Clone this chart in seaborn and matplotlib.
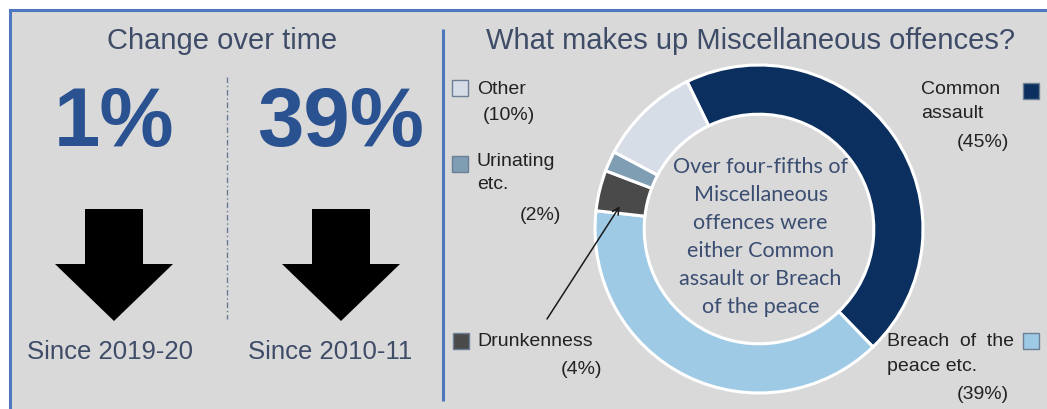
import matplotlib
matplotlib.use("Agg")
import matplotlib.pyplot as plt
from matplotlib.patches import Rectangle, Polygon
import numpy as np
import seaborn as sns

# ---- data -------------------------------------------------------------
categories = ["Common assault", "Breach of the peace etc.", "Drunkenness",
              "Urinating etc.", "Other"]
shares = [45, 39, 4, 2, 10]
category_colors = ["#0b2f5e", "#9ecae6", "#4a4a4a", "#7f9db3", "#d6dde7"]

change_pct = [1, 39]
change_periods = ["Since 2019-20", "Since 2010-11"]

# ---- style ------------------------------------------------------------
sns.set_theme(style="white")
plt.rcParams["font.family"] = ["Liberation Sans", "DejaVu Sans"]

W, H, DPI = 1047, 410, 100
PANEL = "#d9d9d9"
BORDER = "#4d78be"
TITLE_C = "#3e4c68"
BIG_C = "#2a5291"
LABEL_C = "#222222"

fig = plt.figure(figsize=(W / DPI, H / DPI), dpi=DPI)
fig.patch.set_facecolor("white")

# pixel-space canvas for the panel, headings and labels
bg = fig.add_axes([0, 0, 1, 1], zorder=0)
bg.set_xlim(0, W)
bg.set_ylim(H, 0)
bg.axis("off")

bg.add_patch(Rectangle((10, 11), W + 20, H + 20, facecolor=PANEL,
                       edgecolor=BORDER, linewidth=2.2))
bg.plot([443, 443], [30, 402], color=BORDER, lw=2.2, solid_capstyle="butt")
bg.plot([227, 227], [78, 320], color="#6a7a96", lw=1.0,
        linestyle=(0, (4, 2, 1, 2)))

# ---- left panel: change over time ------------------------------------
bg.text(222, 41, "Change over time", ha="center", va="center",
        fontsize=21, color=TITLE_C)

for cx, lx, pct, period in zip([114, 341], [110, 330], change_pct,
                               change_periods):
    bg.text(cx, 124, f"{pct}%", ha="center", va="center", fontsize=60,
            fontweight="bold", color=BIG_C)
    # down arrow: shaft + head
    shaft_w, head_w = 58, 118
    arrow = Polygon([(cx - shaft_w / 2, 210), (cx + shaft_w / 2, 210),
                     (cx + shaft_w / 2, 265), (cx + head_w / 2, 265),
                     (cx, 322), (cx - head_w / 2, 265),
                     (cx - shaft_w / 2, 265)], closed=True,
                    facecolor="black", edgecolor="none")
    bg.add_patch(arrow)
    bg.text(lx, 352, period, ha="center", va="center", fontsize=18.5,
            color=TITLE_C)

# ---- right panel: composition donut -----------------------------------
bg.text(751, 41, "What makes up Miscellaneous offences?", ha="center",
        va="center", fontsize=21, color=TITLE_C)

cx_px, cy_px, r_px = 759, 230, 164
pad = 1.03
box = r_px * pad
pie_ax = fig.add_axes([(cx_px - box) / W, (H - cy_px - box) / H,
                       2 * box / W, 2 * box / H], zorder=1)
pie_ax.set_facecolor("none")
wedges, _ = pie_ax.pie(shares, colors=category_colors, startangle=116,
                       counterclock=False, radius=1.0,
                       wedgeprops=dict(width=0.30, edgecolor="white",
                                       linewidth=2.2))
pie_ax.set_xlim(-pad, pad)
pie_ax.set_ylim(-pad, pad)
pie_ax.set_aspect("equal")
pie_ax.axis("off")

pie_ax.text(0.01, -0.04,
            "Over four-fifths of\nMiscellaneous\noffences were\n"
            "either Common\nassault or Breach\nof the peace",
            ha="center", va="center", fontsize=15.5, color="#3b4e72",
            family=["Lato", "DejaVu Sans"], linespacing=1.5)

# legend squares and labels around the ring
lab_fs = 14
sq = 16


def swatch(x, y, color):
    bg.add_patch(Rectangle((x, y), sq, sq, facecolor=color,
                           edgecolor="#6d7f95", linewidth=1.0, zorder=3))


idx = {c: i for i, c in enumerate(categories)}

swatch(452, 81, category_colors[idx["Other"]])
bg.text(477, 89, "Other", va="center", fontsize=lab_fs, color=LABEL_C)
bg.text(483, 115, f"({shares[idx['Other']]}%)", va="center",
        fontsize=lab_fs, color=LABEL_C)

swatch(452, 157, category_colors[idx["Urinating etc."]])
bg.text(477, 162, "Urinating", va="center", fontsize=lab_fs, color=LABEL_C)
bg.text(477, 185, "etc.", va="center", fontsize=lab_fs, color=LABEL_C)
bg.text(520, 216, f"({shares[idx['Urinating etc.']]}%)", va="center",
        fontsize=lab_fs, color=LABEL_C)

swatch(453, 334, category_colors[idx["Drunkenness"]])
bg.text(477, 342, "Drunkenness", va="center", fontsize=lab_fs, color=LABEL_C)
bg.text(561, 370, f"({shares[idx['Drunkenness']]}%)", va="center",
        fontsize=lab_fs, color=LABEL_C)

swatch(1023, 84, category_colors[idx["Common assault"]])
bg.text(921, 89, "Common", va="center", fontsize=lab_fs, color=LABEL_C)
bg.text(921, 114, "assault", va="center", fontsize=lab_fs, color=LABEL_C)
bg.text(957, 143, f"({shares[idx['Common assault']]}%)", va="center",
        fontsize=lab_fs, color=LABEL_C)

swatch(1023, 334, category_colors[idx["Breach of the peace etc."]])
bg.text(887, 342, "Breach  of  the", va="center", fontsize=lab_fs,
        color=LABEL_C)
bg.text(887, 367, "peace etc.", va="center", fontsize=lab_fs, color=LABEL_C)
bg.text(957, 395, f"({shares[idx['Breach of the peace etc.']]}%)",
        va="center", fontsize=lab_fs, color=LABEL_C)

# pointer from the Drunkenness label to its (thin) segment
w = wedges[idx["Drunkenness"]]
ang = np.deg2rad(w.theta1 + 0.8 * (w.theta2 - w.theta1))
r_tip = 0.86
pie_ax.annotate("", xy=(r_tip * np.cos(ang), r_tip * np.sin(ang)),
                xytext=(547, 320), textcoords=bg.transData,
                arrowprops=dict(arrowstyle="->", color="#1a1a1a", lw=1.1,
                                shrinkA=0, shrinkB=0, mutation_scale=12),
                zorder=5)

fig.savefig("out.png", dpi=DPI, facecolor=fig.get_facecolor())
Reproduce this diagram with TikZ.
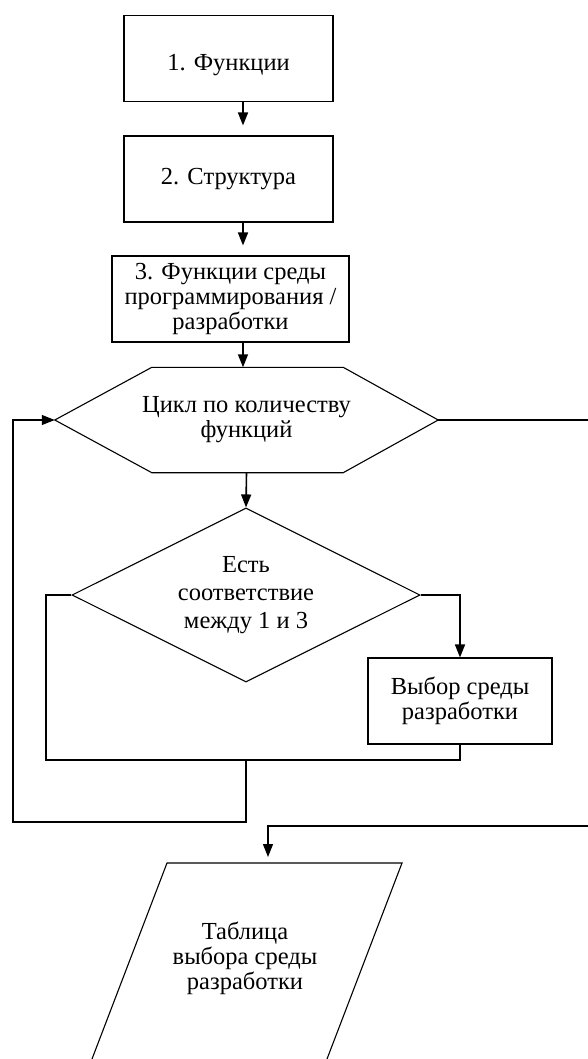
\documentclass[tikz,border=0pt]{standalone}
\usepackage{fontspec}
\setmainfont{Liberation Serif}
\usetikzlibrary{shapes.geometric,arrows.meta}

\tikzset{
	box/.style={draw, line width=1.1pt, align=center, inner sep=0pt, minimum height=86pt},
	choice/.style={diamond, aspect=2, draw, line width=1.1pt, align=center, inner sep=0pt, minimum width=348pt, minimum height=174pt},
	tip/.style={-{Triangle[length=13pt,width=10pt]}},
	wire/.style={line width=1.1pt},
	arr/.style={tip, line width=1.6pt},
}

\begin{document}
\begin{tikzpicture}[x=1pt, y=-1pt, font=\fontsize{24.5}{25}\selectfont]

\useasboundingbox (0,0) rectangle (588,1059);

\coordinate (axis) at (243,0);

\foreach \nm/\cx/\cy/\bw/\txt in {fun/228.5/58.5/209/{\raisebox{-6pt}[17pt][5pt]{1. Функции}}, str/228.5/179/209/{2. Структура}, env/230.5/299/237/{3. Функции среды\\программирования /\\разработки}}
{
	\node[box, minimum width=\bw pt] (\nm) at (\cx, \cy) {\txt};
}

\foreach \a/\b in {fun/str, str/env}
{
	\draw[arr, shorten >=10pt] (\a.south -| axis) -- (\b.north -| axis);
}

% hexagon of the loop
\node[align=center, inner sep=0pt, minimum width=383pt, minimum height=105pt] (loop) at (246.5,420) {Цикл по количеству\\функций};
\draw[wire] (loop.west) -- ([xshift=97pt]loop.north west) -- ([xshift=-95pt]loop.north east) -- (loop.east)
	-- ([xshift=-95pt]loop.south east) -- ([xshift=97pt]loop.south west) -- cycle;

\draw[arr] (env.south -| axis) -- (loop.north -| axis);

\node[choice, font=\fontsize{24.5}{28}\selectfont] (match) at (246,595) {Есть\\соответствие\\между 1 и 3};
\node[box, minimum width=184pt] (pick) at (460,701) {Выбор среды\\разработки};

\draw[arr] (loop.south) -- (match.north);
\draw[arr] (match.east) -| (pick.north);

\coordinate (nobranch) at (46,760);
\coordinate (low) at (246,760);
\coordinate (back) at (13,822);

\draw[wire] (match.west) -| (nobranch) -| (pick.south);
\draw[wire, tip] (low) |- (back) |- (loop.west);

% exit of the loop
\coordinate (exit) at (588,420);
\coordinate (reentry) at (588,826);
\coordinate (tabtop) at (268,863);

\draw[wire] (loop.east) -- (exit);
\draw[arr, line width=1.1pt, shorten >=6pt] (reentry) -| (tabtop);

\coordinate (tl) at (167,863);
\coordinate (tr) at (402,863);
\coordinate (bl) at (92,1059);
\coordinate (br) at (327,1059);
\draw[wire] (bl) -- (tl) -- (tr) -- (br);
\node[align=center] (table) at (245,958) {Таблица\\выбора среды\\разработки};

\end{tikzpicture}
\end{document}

> _Task directions_: Count all lines of the data that include "this". The answer is the number alone.

> _The reply_: 2